The pilot decided to go for it.
He was not to know it but it was a decision that would change the course of the war. But for these seconds of courage, the Battle of Mirbat would have been lost and the Dhofar War would have swung towards a communist victory. Of such pivotal moments is military history written.
He breathed in
deeply, along with the rest of the flying crew and the passengers, G Squadron. One in four of the whole SAS regiment was in the back of that plane.
Three hundred feet.
The pilot was now at a standard rate of descent and his flight engineer was no longer sweating like a man shovelling coal on a steam train.
Two hundred.
One hundred and fifty.
One hundred.
And still the cloud billowed thickly against every window.

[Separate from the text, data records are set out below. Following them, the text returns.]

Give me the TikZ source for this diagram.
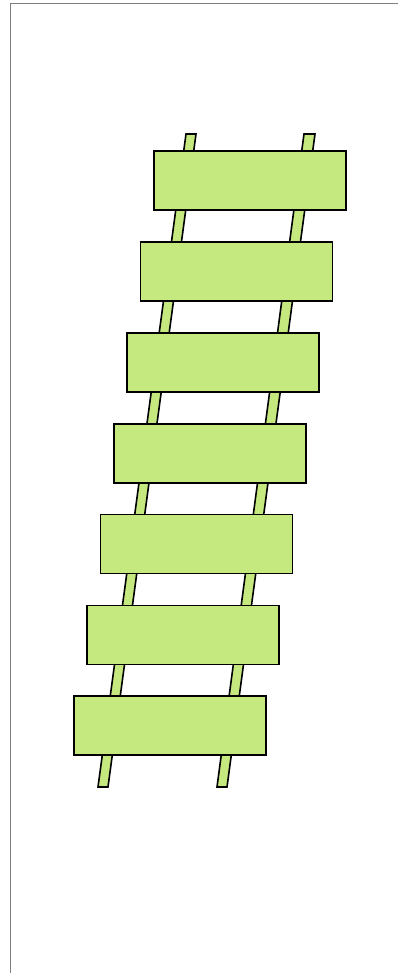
\documentclass[tikz,border=0pt]{standalone}
\definecolor{leaf}{HTML}{C5E87F}
\definecolor{frame}{HTML}{808080}
\tikzset{
  rung/.style={draw=black, line width=1.6pt, fill=leaf, rectangle, inner sep=0pt, minimum width=192pt, minimum height=59pt, anchor=north west},
  rail/.style={draw=black, line width=1.6pt, fill=leaf, line join=miter},
  edge/.style={draw=frame, line width=1.5pt}
}
\begin{document}
\begin{tikzpicture}[x=1pt, y=-1pt]
\useasboundingbox (0,0) rectangle (398,973);
\draw[edge] (10.5,973) -- (10.5,3.5) -- (398,3.5);
% rails
\draw[rail] (186,134) -- (196,134) -- (108,787) -- (98,787) -- cycle;
\draw[rail] (304,134) -- (315,134) -- (227,787) -- (217,787) -- cycle;
% rungs
\node[rung] (r1) at (153,150) {};
\node[rung] (r2) at (139.7,241) {};
\node[rung] (r3) at (126.3,332) {};
\node[rung] (r4) at (113,423) {};
\node[rung] (r5) at (99.7,513.5) {};
\node[rung] (r6) at (86.3,604.5) {};
\node[rung] (r7) at (73,695) {};
\end{tikzpicture}
\end{document}
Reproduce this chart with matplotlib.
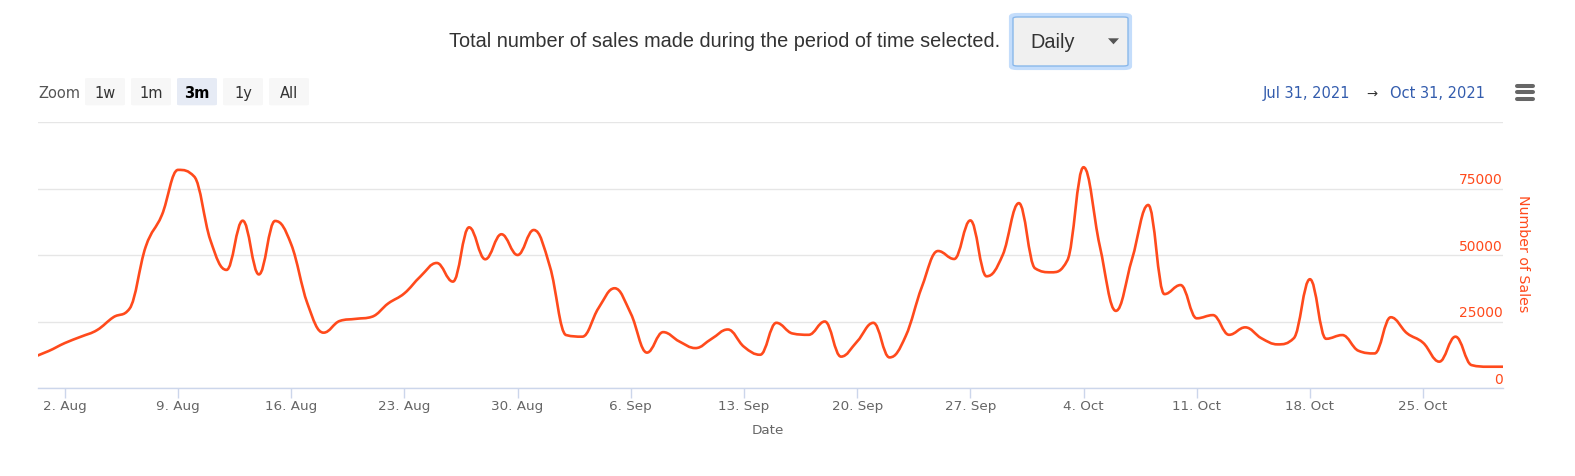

The pilot and his co-pilot crew squinted into the thick greyness at the distant shapes and lights, remote outlines of buildings, trying to find anything to give them some reassurance as thirty-five tons of engineering slowly dropped out of the sky, the wind lifting and tossing them all from side to side.
The pilot had one extra focus, just over the nearest end of the landing-strip, 100 feet inside and nothing more. If he missed that then there was no choice. It was off to Masirah.
At fifty feet he pulled back on the power and flared the aircraft, lifting the nose up slightly. He was now down to 300 feet per minute.
Forty feet.
Thirty feet.
Twenty feet.
And then rubber kissed the impacted sand as the plane’s wheels found the runway through the cloud. There was a slight slurring of the fuselage as the plane fought off the swirling wind and then there was the shriek of the brakes as the pilot reversed engines and slowed the plane to a stop at the end of the runway.
G Squadron was finally on land at Salalah. It was a transcendental piece of flying skill, one of many that defined this war.
The men got out of the plane, jet-lagged, exhausted and shaken. From here it was a short drive to the SAS headquarters at Um-el-Ghawarif. After a quick debrief and dinner, most of them turned in for the night, sleeping in the lines of bivouac tents just beyond the whitewashed walls of the armoury.